In the opening chapter of Heart of Darkness (1899), Joseph Conrad describes the ‘kernel’ – a type of story that weaves its way around an unrevealed core, obscuring that thing to an even greater degree. The kernel is the unknowable catalyst or cryptic message at the heart of the invisible core that – like a black hole – magnetically attracts and swallows narrative.
Continuing Georgina Cue’s interest in embroidery applied onto sculptural forms, The Centre Doesn’t Hold presents a series of formally abstract sculptures, which engage with the notion of Conrad’s kernel. Drawing reference to modernist sculpture, graffiti and sci-fi matte painting, the work is presented as a densely packed installation, transforming the gallery into a theatrical stage. Measured against the hallowed tradition of embroidery, Cue uses this process to explore the optical effects of light through subtle shifts in tonal gradations across the surface of each tentatively woven object. The result is an elusive installation which teeters between illusory surface and physical presence, where narrative is dismantled into an absurdist display of forms and props.

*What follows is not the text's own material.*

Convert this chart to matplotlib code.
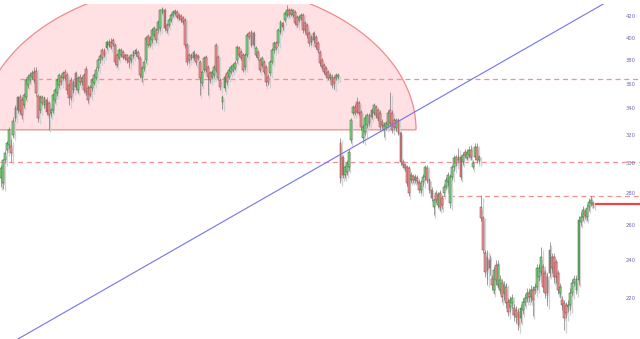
import numpy as np
import matplotlib
matplotlib.use("Agg")
import matplotlib.pyplot as plt
import matplotlib.transforms as mtransforms

# OHLC, one bar per entry
opens = [
    290, 287, 302, 309, 313, 312, 320, 333, 339, 349,
    347, 343, 349, 359, 363, 366, 370, 371, 350, 339,
    349, 343, 347, 344.6, 336.8, 339, 347, 352.6, 359, 365.8,
    365, 370, 367.5, 359, 363, 355, 369, 355, 365.8, 361.6,
    367.5, 372.6, 356.7, 357.5, 356.7, 360.8, 365, 373.5, 380.4, 389.3,
    389.3, 391.1, 393.8, 396.5, 398.3, 393.8, 384.8, 382.2, 384.8, 387.5,
    384.8, 384.8, 382.2, 380.4, 383.9, 385.7, 387.5, 382.2, 365.8, 373.5,
    380.4, 402, 393.8, 398.3, 402.9, 407.6, 407.6, 409.5, 424.8, 426.8,
    412.3, 412.3, 417.1, 421.9, 423.9, 424.8, 421.9, 421, 419, 417.1,
    393.8, 384.8, 382.2, 382.2, 384.8, 383.9, 378.7, 360.8, 371.8, 383,
    374.4, 369.2, 365.8, 367.5, 393.8, 383, 363.3, 345.4, 356.7, 369.2,
    365.8, 370.1, 371.8, 373.5, 380.4, 391.1, 387.5, 384.8, 374.4, 384.8,
    404.8, 405.7, 404.8, 384.8, 387.5, 380.4, 376.1, 378.7, 374.4, 365.8,
    369.2, 378.7, 389.3, 395.6, 395.6, 405.7, 414.2, 417.1, 421.9, 426.8,
    426.8, 421.9, 424.8, 420, 417.1, 419, 421.9, 414.2, 412.3, 404.8,
    396.5, 404.8, 401.1, 395.6, 387.5, 380.4, 376.1, 373.5, 370.1, 365,
    365.8, 365, 365, 365.8, 314.4, 304.4, 292, 294, 297.4, 316.5,
    336.8, 341.5, 345.4, 344.6, 337.6, 318, 322.4, 327.6, 335.2, 333.7,
    336.8, 341.5, 339.1, 336.8, 329.9, 323.9, 326.1, 327.6, 339.1, 336.8,
    331.4, 325.4, 331.4, 321.7, 300.9, 298.8, 297.4, 296.8, 288.7, 291.3,
    288.7, 290, 287.4, 282.1, 287.4, 290.7, 296.8, 288.7, 282.1, 271.3,
    280.2, 272.5, 280.2, 277, 280.2, 284.1, 287.4, 273.8, 290.7, 297.4,
    304.4, 302.3, 304.4, 300.9, 307.9, 303.7, 305.8, 309.3, 297.4, 304.4,
    311.5, 302.3, 271.3, 264.5, 244, 241.2, 240.1, 229.8, 224.1, 237.4,
    226.7, 224.1, 227.7, 222.6, 225.6, 218, 215.5, 217.5, 215, 214,
    213.1, 210.1, 214, 218, 220, 222.6, 220.5, 224.1, 224.1, 225.6,
    230.9, 233.6, 236.3, 233.1, 230.9, 233.1, 241.8, 241.8, 239, 233.1,
    222.6, 219, 217.5, 216.5, 215.5, 216.5, 222.6, 227.7, 224.1, 229.3,
    262.1, 265.1, 268.2, 265.1, 271.3, 273.8, 273.8,
]
highs = [
    299, 303, 309, 316, 326, 317, 334, 343, 350, 352,
    349, 353, 365, 368, 370, 372, 374, 374, 352, 351,
    351, 350, 349, 346, 341, 353, 357, 365, 369, 368,
    371, 373, 369, 361, 366, 363, 371, 367, 368, 367,
    369, 375, 359, 359, 365, 369, 374, 382, 386, 391,
    391, 398, 399, 400, 400, 396, 387, 391, 391, 389,
    386, 386, 384, 386, 389, 391, 389, 384, 375, 380,
    402, 404, 402, 409, 411, 409, 417, 428, 430, 429,
    414, 419, 424, 427, 428, 427, 424, 423, 421, 419,
    396, 387, 387, 389, 387, 386, 380, 372, 384, 385,
    376, 371, 372, 376, 396, 385, 365, 351, 368, 371,
    374, 376, 378, 380, 394, 393, 389, 387, 387, 405,
    407, 408, 407, 393, 389, 382, 384, 380, 376, 368,
    380, 391, 397, 397, 409, 417, 416, 426, 431.7, 429,
    429, 428, 427, 422, 422, 424, 424, 416, 414, 407,
    403, 407, 403, 397, 389, 382, 378, 375, 372, 369,
    368, 367, 369, 369, 318, 306, 299, 302, 310, 333,
    343, 344, 349.4, 346, 339, 328, 335, 337, 337, 341,
    345, 343, 341, 339, 332, 330, 331, 339, 353.4, 339,
    333, 333, 333, 323, 303, 300, 299, 298, 294, 293,
    293, 292, 289, 289, 293, 299, 299, 290, 284, 277,
    282, 281, 282, 279, 286, 291, 294, 293, 299, 306,
    306, 310.8, 306, 308, 310, 310, 312, 313, 302, 314,
    314, 306, 278.9, 266, 246, 246, 243, 232, 237, 240,
    240, 232, 230, 229, 228, 220, 221, 222, 217, 216,
    215, 217, 220, 222, 225, 225, 227, 226, 228, 238,
    238, 247.4, 238, 235, 233, 250.3, 244, 244, 241, 235,
    228, 221, 219, 218, 219, 225, 230, 232, 232, 266,
    268, 272, 270, 273, 277, 278.3, 275,
]
lows = [
    284, 283, 300, 307, 311, 301, 318, 331, 337, 336,
    332, 341, 347, 357, 361, 364, 361, 350, 330, 337,
    343, 341, 335, 323.9, 334, 337, 345, 350, 357, 359,
    363, 363, 352, 343, 347, 353, 355, 353, 359, 359,
    353, 351, 345, 349, 354, 359, 363, 371, 378, 380,
    383, 389, 392, 390, 393, 376, 374, 380, 383, 381,
    380, 378, 373.5, 378, 382, 384, 381, 365, 361.6, 371,
    378, 392, 392, 396, 401, 396, 405, 407, 423, 407,
    405, 410, 415, 420, 422, 418, 417, 415, 413, 391,
    376, 378, 380, 380, 376, 380, 351, 358, 370, 370,
    351, 361, 364, 365, 370, 363, 355, 339.9, 354, 359,
    364, 368, 370, 372, 378, 383, 380, 370, 372, 383,
    399, 392, 392, 383, 380, 370, 374, 368, 358, 359,
    367, 377, 387, 389, 393, 404, 408, 415, 420, 420,
    421, 420, 412, 410, 415, 417, 405, 405, 400, 393,
    394, 396, 390, 387, 375, 372, 368, 365, 363, 363,
    357, 356, 363, 364, 286.7, 290, 290, 292, 295, 314,
    335, 335, 336, 335, 324, 314.4, 320, 325, 327, 332,
    335, 333, 331, 324, 325, 318.7, 324, 325, 327, 322,
    324, 323, 320, 299, 297, 295, 285, 278, 287, 287,
    287, 286, 280, 280, 285, 289, 287, 280, 275, 266.3,
    274, 271, 269, 270, 278, 282, 285, 271, 289, 295,
    298, 300, 289, 299, 304, 302, 304, 302, 296, 302,
    300, 300, 263, 244, 231, 227, 232, 224, 222, 227,
    225, 222, 218, 219, 215, 211, 213, 215, 209, 208,
    204.4, 208, 212, 216, 218, 218, 218, 211, 222, 224,
    229, 232, 223, 220, 216, 231, 233, 228, 228, 222,
    220, 214, 204.4, 210, 213, 214, 221, 226, 222, 227,
    260, 263, 264, 263, 269, 272, 271,
]
closes = [
    297, 302, 307, 314, 324, 307, 331, 341, 349, 338,
    335, 351, 363, 366, 367.5, 369, 363, 352.6, 333, 349,
    345, 348.6, 337.6, 335, 339, 351, 355, 363.3, 367.5, 361.6,
    369, 365, 355, 348.6, 349.4, 361.6, 357.5, 365, 361.6, 365,
    355, 353.4, 347, 351, 363.3, 367.5, 371.8, 380.4, 383.9, 382.2,
    384.8, 396.5, 396.5, 392, 394.7, 378.7, 376.1, 389.3, 389.3, 383,
    382.2, 380.4, 378.7, 384.8, 387.5, 389.3, 383, 367.5, 373.5, 378.7,
    400.2, 393.8, 400.2, 407.6, 409.5, 398.3, 415.2, 426.8, 427.8, 409.5,
    407.6, 417.1, 421.9, 424.8, 425.8, 420, 419, 417.1, 415.2, 393.8,
    378.7, 380.4, 384.8, 387.5, 378.7, 382.2, 365, 370.1, 382.2, 371.8,
    365.8, 363.3, 370.1, 374.4, 371.8, 365, 357.5, 349.4, 365.8, 361.6,
    371.8, 374.4, 376.1, 377.8, 392, 384.8, 382.2, 371.8, 384.8, 402.9,
    401.1, 393.8, 393.8, 391.1, 382.2, 371.8, 382.2, 370.1, 361.6, 361.6,
    378.7, 389.3, 395.6, 391.1, 407.6, 415.2, 410.4, 423.9, 426.8, 421.9,
    422.9, 426.8, 414.2, 412.3, 420, 421.9, 407.6, 407.6, 402.9, 395.6,
    401.1, 398.3, 392, 389.3, 377.8, 374.4, 370.1, 367.5, 365, 367.5,
    359.2, 360.8, 367.5, 367.5, 290, 292, 297.4, 300.2, 307.9, 331.4,
    341.5, 336.8, 337.6, 336.8, 326.1, 326.1, 332.9, 335.2, 329.1, 339.1,
    343, 335.2, 332.9, 326.1, 327.6, 327.6, 329.1, 336.8, 329.1, 323.9,
    326.1, 331.4, 321.7, 300.9, 298.8, 296.8, 286.7, 280.2, 292, 288.7,
    290.7, 288, 282.1, 286.7, 290.7, 297.4, 288.7, 282.1, 277, 275.7,
    275.7, 278.9, 271.3, 272.5, 284.1, 288.7, 292, 290.7, 297.4, 303.7,
    300.2, 304.4, 290.7, 305.8, 305.8, 307.9, 309.3, 304.4, 300.2, 311.5,
    302.3, 304.4, 264.5, 245.7, 233.6, 234.7, 235.8, 226.7, 234.7, 229.3,
    237.4, 229.3, 220.5, 226.7, 217.5, 213.1, 219, 220, 211.6, 210.6,
    206.8, 215, 218, 220, 222.6, 220.5, 224.1, 219, 225.6, 235.8,
    235.8, 241.8, 225.6, 222.6, 222.6, 245.7, 235.8, 230.9, 230.9, 224.1,
    225.6, 216.5, 210.1, 212.6, 216.5, 222.6, 227.7, 229.8, 229.8, 263.3,
    265.1, 269.4, 266.3, 270.7, 274.4, 275.7, 272.5,
]

price_ticks = [420, 400, 380, 360, 340, 320, 300, 280, 260, 240, 220]

# drawn levels / trend / zone
dash_levels = [364, 301, 278.5]
dash_starts = [9.2, -0.5, 208]
last_level = 273.2
trend_x = [8.2, 291.8]
trend_y = [200.3, 433.7]
zone_center = 95.4
zone_half_width = 105.1
zone_base = 324
zone_top = 454

x_left, x_right = -0.483, 308.7
y_low, y_high = 200.3, 432.7

fig = plt.figure(figsize=(6.4, 3.39), dpi=100)
ax = fig.add_axes([0, 0, 1, 335 / 339])
ax.set_yscale("log")
ax.set_xlim(x_left, x_right)
ax.set_ylim(y_low, y_high)
for s in ax.spines.values():
    s.set_visible(False)
ax.set_xticks([])
ax.set_yticks([])
ax.minorticks_off()

# pink half-ellipse zone (straight in screen space, so interpolate in log)
t = np.linspace(0, np.pi, 200)
zx = zone_center + zone_half_width * np.cos(t)
zy = np.exp(np.log(zone_base) + (np.log(zone_top) - np.log(zone_base)) * np.sin(t))
ax.fill(zx, zy, facecolor="#ffe0e3", edgecolor="#f28a8a", linewidth=0.9, zorder=1)

# trendline
ax.plot(trend_x, trend_y, color="#7373ee", linewidth=0.8, zorder=4)

# dashed levels
for lvl, xs in zip(dash_levels, dash_starts):
    ax.hlines(lvl, xs, x_right, colors="#f49090", linestyles=(0, (4, 3)),
              linewidth=0.9, zorder=2)
ax.hlines(last_level, len(closes), x_right, colors="#e84848", linewidth=1.6, zorder=5)

# candles
idx = np.arange(len(closes))
o = np.array(opens)
c = np.array(closes)
h = np.array(highs)
l = np.array(lows)
up = c >= o
body_lo = np.minimum(o, c)
body_hi = np.maximum(o, c)
body_h = np.maximum(body_hi - body_lo, 0.25)

shadow = mtransforms.offset_copy(ax.transData, fig=fig, x=1.5, y=-2.5, units="dots")
ax.vlines(idx, l, h, colors="#d0d0d0", linewidth=0.9, transform=shadow, zorder=2)
ax.bar(idx, body_h, bottom=body_lo, width=0.9, color="#d6d6d6", linewidth=0,
       transform=shadow, zorder=2)

ax.vlines(idx, l, h, colors="#6a6a6a", linewidth=0.45, zorder=3)
ax.bar(idx[up], body_h[up], bottom=body_lo[up], width=0.9, color="#80dc80",
       edgecolor="#3c5a3c", linewidth=0.35, zorder=3)
ax.bar(idx[~up], body_h[~up], bottom=body_lo[~up], width=0.9, color="#ec9898",
       edgecolor="#8a4040", linewidth=0.35, zorder=3)

# price labels on the right
lab_tr = mtransforms.blended_transform_factory(ax.transAxes, ax.transData)
for p in price_ticks:
    ax.text(0.985, p, str(p), transform=lab_tr, ha="center", va="center",
            fontsize=3.8, color="#6a6ab8", zorder=6)

fig.savefig("out.png", dpi=100, facecolor="white")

Cue completed a Bachelor of Fine Arts from the Victorian College of the Arts in 2008, completing first class honours in 2011. Solo exhibitions include The Necker Cube, Seventh Gallery, Melbourne 2010,On Exactitude in Science, Kings ARI, Melbourne, 2011, Indicium, Nellie Castan Gallery, Melbourne, 2012 and Substance of Light, Craft Victoria, Melbourne, 2012. Selected group exhibitions include The City of Hobart Art Prize, Tasmanian Museum and Art Gallery, Hobart, 2012, Future Now, Substation, Melbourne, 2012 and Melbourne Now, National Gallery of Victoria, Melbourne, 2013. Cue has been the recipient of the Mitch Dowd Traveling Scholarship 2008, Myer Foundation Award 2008, NAVA Freedman Foundation Travelling Scholarship 2012, the NAVA Sainsbury Sculpture Grant 2012, the Australian Council Artstart Grant 2012 and the Australia Council Jump Mentorship 2013. Her work is currently held at the National Gallery of Victoria, Melbourne.